I understand that in a way, San Miguel will be providing jobs not only for the protesting Sumilao farmers, but other residents of the town as well. They have done this in the construction of their facilities, although not all workers came from Sumilao.
But then, most residents of Sumilao were born to be farmers and barely knew anything about raising hogs commercially. They fear, if and when San Miguel hires workers for the hog farm, they might not qualify and the company might instead outsource people from neighboring provinces.
And again, isn’t land meant to be tilled?
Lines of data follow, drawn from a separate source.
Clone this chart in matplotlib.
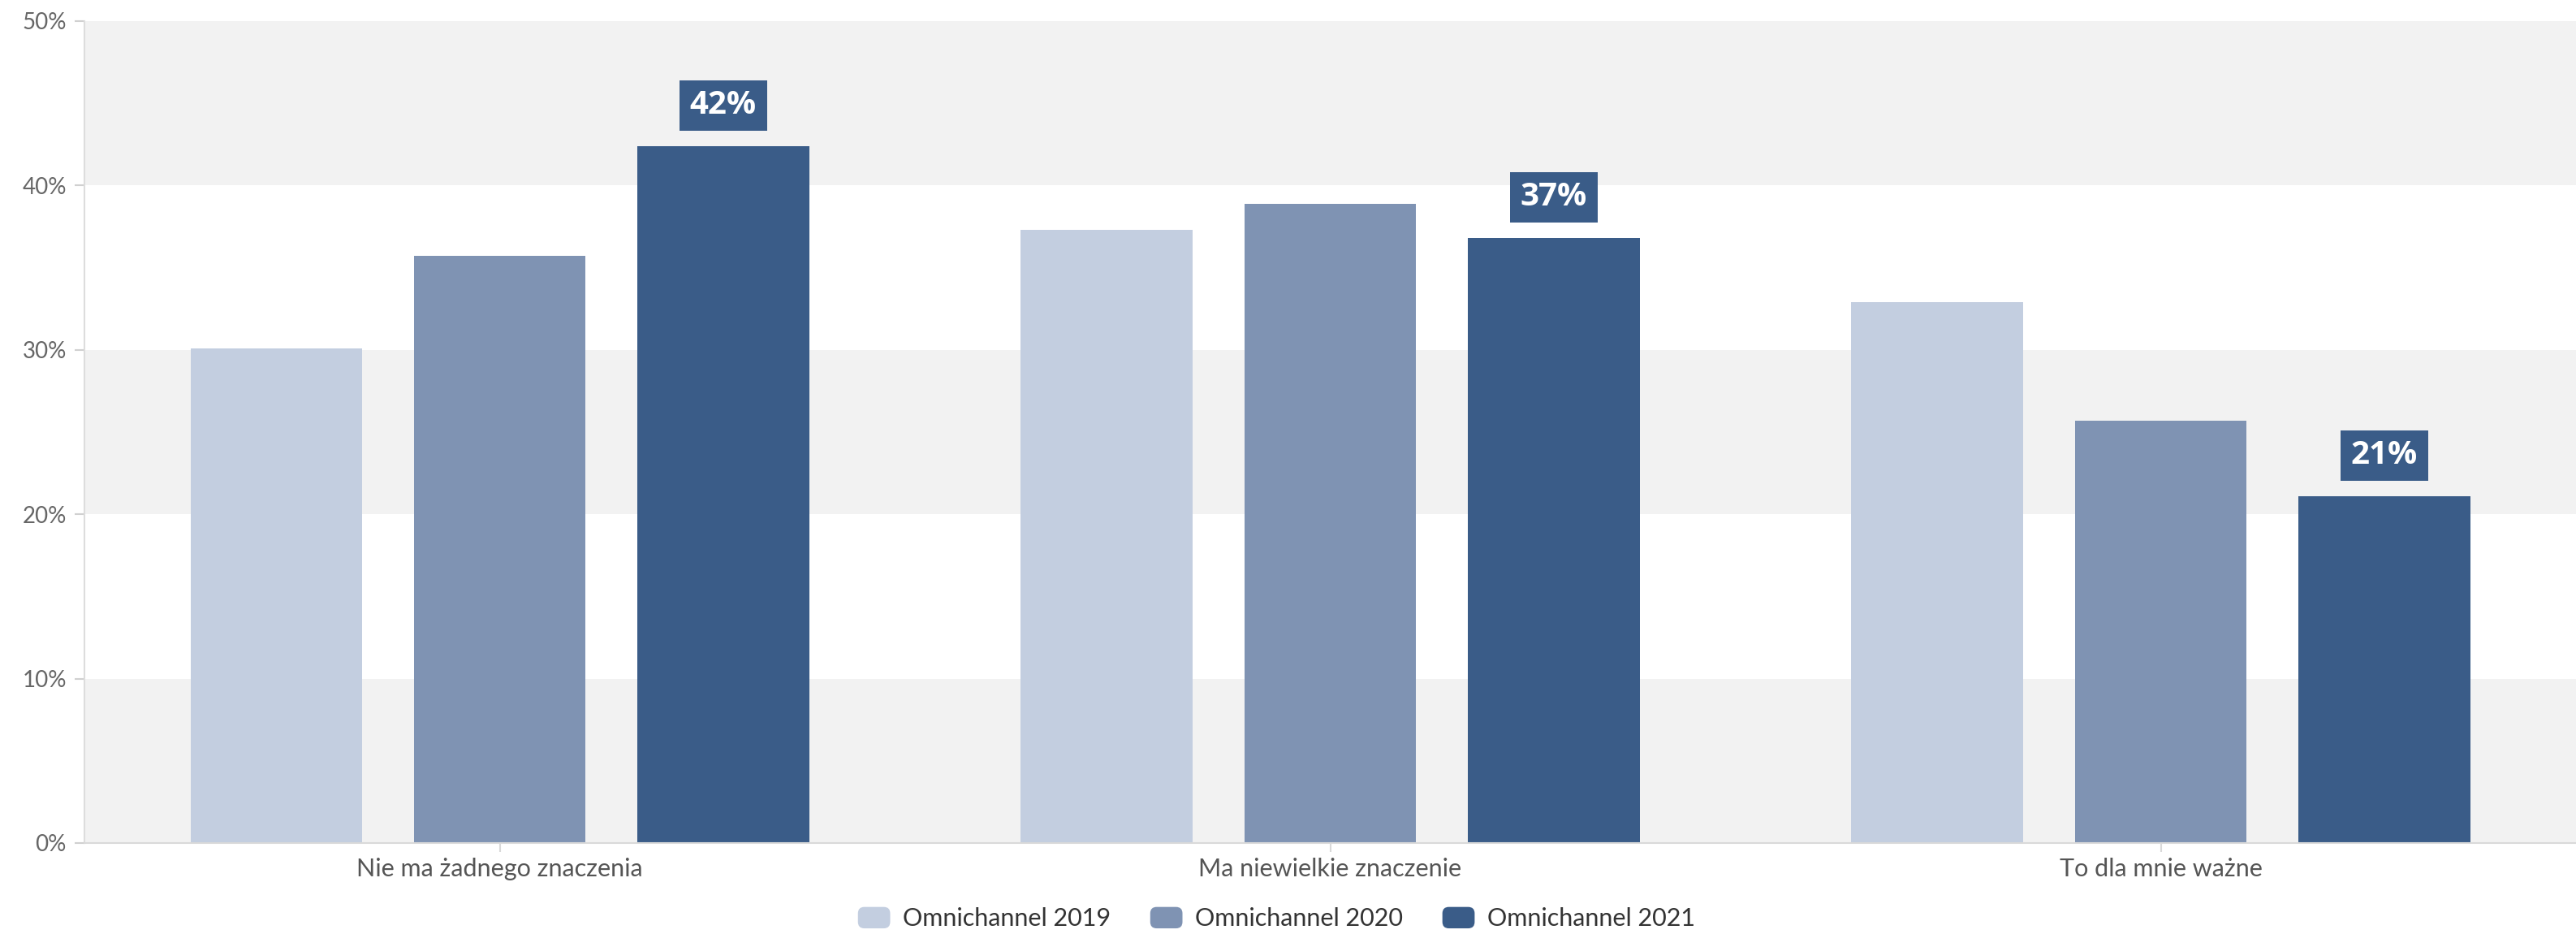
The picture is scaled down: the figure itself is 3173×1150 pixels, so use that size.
import matplotlib.pyplot as plt
import numpy as np
from matplotlib.patches import Rectangle, FancyBboxPatch, Patch
from matplotlib.legend_handler import HandlerPatch
from matplotlib.ticker import FuncFormatter

categories = ["Nie ma żadnego znaczenia", "Ma niewielkie znaczenie", "To dla mnie ważne"]
series_names = ["Omnichannel 2019", "Omnichannel 2020", "Omnichannel 2021"]
s2019 = [30.1, 37.3, 32.9]
s2020 = [35.7, 38.9, 25.7]
s2021 = [42.4, 36.8, 21.1]
colors = ["#c3cee0", "#7f93b3", "#3a5c88"]

plt.rcParams['font.family'] = ['Lato', 'DejaVu Sans']


class RoundedHandler(HandlerPatch):
    # rounded swatches for the legend
    def create_artists(self, legend, orig_handle, xdescent, ydescent,
                       width, height, fontsize, trans):
        p = FancyBboxPatch((-xdescent, -ydescent), width, height,
                           boxstyle="round,pad=0,rounding_size=%f" % (height * 0.3),
                           facecolor=orig_handle.get_facecolor(),
                           edgecolor="none", transform=trans)
        return [p]


fig = plt.figure(figsize=(31.73, 11.5), dpi=100)
ax = fig.add_axes([0.0328, 0.0974, 0.9672, 0.88])

# alternating background bands
for lo in (0, 20, 40):
    ax.axhspan(lo, lo + 10, color="#f2f2f2", zorder=0, lw=0)

x = np.arange(len(categories))
width = 0.207
step = 0.269
all_series = [s2019, s2020, s2021]
for i, (vals, col) in enumerate(zip(all_series, colors)):
    ax.bar(x + (i - 1) * step, vals, width, color=col, zorder=2)

# value labels on the latest series
box_w, box_h, gap = 0.1056, 3.06, 0.95
for xi, v in zip(x + step, s2021):
    ax.add_patch(Rectangle((xi - box_w / 2, v + gap), box_w, box_h,
                           facecolor=colors[2], edgecolor="none", zorder=3))
    ax.text(xi, v + gap + box_h / 2, "%d%%" % round(v), ha="center", va="center",
            color="white", fontsize=29, fontweight="bold", family="Open Sans",
            zorder=4)

ax.set_xlim(-0.5, 2.5)
ax.set_ylim(0, 50)
ax.set_yticks(range(0, 51, 10))
ax.yaxis.set_major_formatter(FuncFormatter(lambda v, p: "%d%%" % v))
ax.set_xticks(x)
ax.set_xticklabels(categories)

for s in ("top", "right"):
    ax.spines[s].set_visible(False)
ax.spines["left"].set_color("#dddddd")
ax.spines["bottom"].set_color("#d9d9d9")
ax.spines["left"].set_linewidth(1.5)
ax.spines["bottom"].set_linewidth(1.5)

ax.tick_params(axis="y", labelsize=20, labelcolor="#666666", color="#d0d0d0",
               length=9, width=1.5, pad=7)
ax.tick_params(axis="x", labelsize=22, labelcolor="#555555", color="#d9d9d9",
               length=8, width=1.5, pad=5)

handles = [Patch(facecolor=c) for c in colors]
fig.legend(handles, series_names, loc="center", bbox_to_anchor=(0.4955, 0.0165),
           ncol=3, frameon=False, fontsize=22, labelcolor="#333333",
           handlelength=1.3, handleheight=0.95, handletextpad=0.5,
           columnspacing=1.6,
           handler_map={Patch: RoundedHandler()})

fig.savefig("out.png", dpi=100)
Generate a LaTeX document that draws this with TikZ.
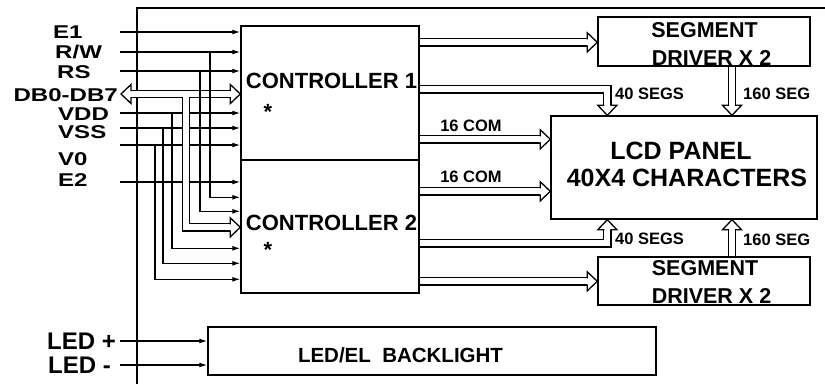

San Miguel is bent on keeping whatever structure they have built in the area. But I learned a “win-win” solution is being brokered by the Catholic church. San Miguel may give up 50 hectares of the contested property which remains untouched, add some 44 more hectares reportedly bought from the town mayor, and another 50 hectares owned by a private corporation. These parcels of land are contiguous and arable and may look appealing to the farmers.
I’d like to think the church will be fair to both parties, at the very least. Well, we can somehow expect that from the church since they have been supporting the cause of the Sumilao farmers and Cardinal Rosales once served as bishop of Bukidnon.
Now let’s see what happens next, will the Sumilao farmers come home satisfied?
Or will they go back to their families left behind in Sumilao, empty-handed?